Chinese delegation visits Church Center to learn about charitable work

Episcopal News Service. August 1, 2011 [080111-01]

Lynette Wilson

Deputy Minister Zhang Lebin of China's State Administration of Religious Affairs (SARA), along with 23 Chinese religious officials, visited the Episcopal Church Center in New York Aug. 1 to learn about how the church engages in charitable work.

In her welcoming remarks, Presiding Bishop Katharine Jefferts Schori quoted the late Archbishop of Canterbury William Temple, who once said, "the church is the only institution in society that exists to serve non-members."

"As Christians" she added, "Our work is to care for those beyond ourselves."

In recent history, the Chinese government has been responsible for providing for its citizens, said Peter Ng, the Episcopal Church's officer for Asia and the Pacific, but in recent years the government has encouraged churches to again step into that role.

Through an interpreter, Zhang said he "understands and appreciates the friendship the Episcopal Church has with the Chinese churches" and that over the years a "special friendship" has developed between the Episcopal Church and the Chinese government's office of religious affairs (SARA).

"We would like to deepen and strengthen the relationship," he said, adding that it will benefit the Chinese churches as they expand their programs.

The Rev. Matthew Heyd, director of Trinity Wall Street's faith in action; the Rev. Canon Benjamin Musoke-Lubega, head of Anglican Partnerships for Trinity; the Rev. Margaret Rose, the Episcopal Church's co-director for mission; and Mary Beth Sasso, executive director of Episcopal Charities, the charitable arm of the Episcopal Diocese of New York, all gave brief presentations about their work for the delegation.

Rose explained to the delegation how the Episcopal Church's mission office is structured and how it carries out its work.

One of the struggles, she said, is that the church believes that government is responsible for providing citizens with the basics -- access to food, shelter, clothing, jobs -- "a safety net," and is careful not to undertake the work of government.

The debate over raising the debt ceiling dominated the headlines during the delegation's visit to the United States, Zhang said, and then asked whether the church had taken a position on the debt ceiling.

Rose explained that the church didn't take an official position on the debt ceiling, but that the Episcopal Church's Washington, D.C.-based Office of Government Relations works on Capitol Hill to advocate the church's national and international priorities -- referring to resolutions democratically passed during the church's triennial General Convention, which run the gamut from universal access to health care for all citizens to a legal path to immigration for undocumented immigrants to human rights violations in the Philippines.

The church has called on elected officials to make "moral choices" in regard to the budget, Rose added.

Heyd described how Trinity serves its immediate community – running a brown-bag lunch program twice a week to feed the hungry and operating a neighborhood center for students, families, homeless people and others, as well as its involvement with public schools.

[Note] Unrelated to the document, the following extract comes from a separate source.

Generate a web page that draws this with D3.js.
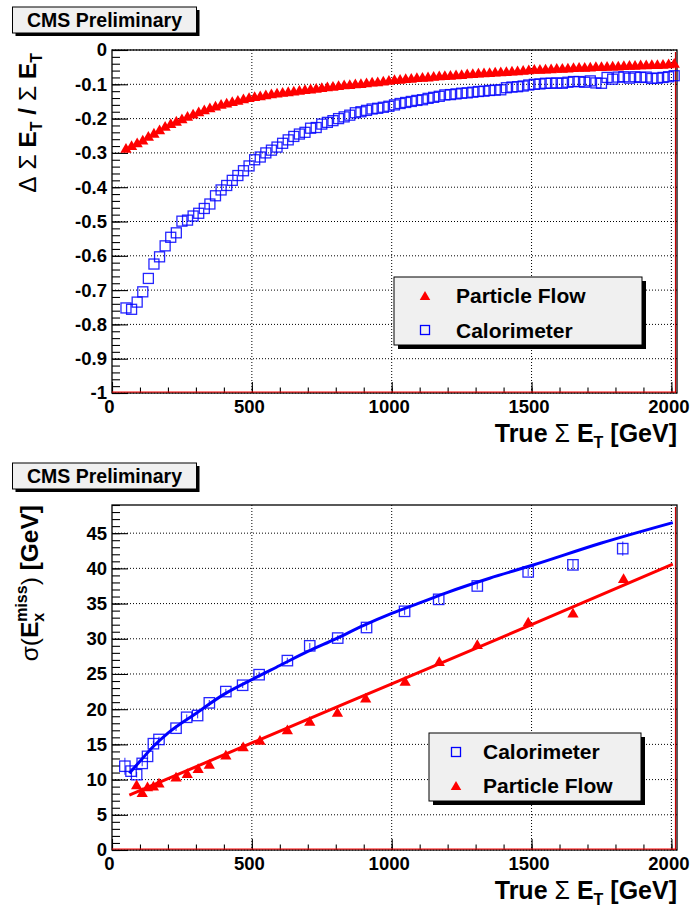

Faith, partnership and resources are the three things that "run through all our work," Heyd said.

Trinity, he said, not only provides more than $3 million in grants annually, but also provides space to more than 120 groups, and organizes hundreds of volunteers from various backgrounds.

"In everything we do, we give all we have," he said.

In regard to global partnerships, Musoke-Lubega described how Trinity is partnering with the Episcopal Church in South Sudan, which is one of the largest nongovernmental organizations in that fledgling country, on how to best provide assistance to a church and a country that is growing, but lacks infrastructure.

Sasso, of Episcopal Charities, talked about how her organization, by providing monetary and volunteer support to 80 programs affiliated with Diocese of New York churches, serves more than 200,000 people of different socioeconomic backgrounds -- rural, urban and suburban -- annually.

Forty-nine percent of the charities' $700,000 annual grant budget comes from individual donors and 100 percent of the money raised by donations goes directly to fund programs, not to fund administrative costs.

"More than two years of high unemployment and other challenges have most affected people on the lowest rungs of the socioeconomic ladder, where the need continues to grow," she said.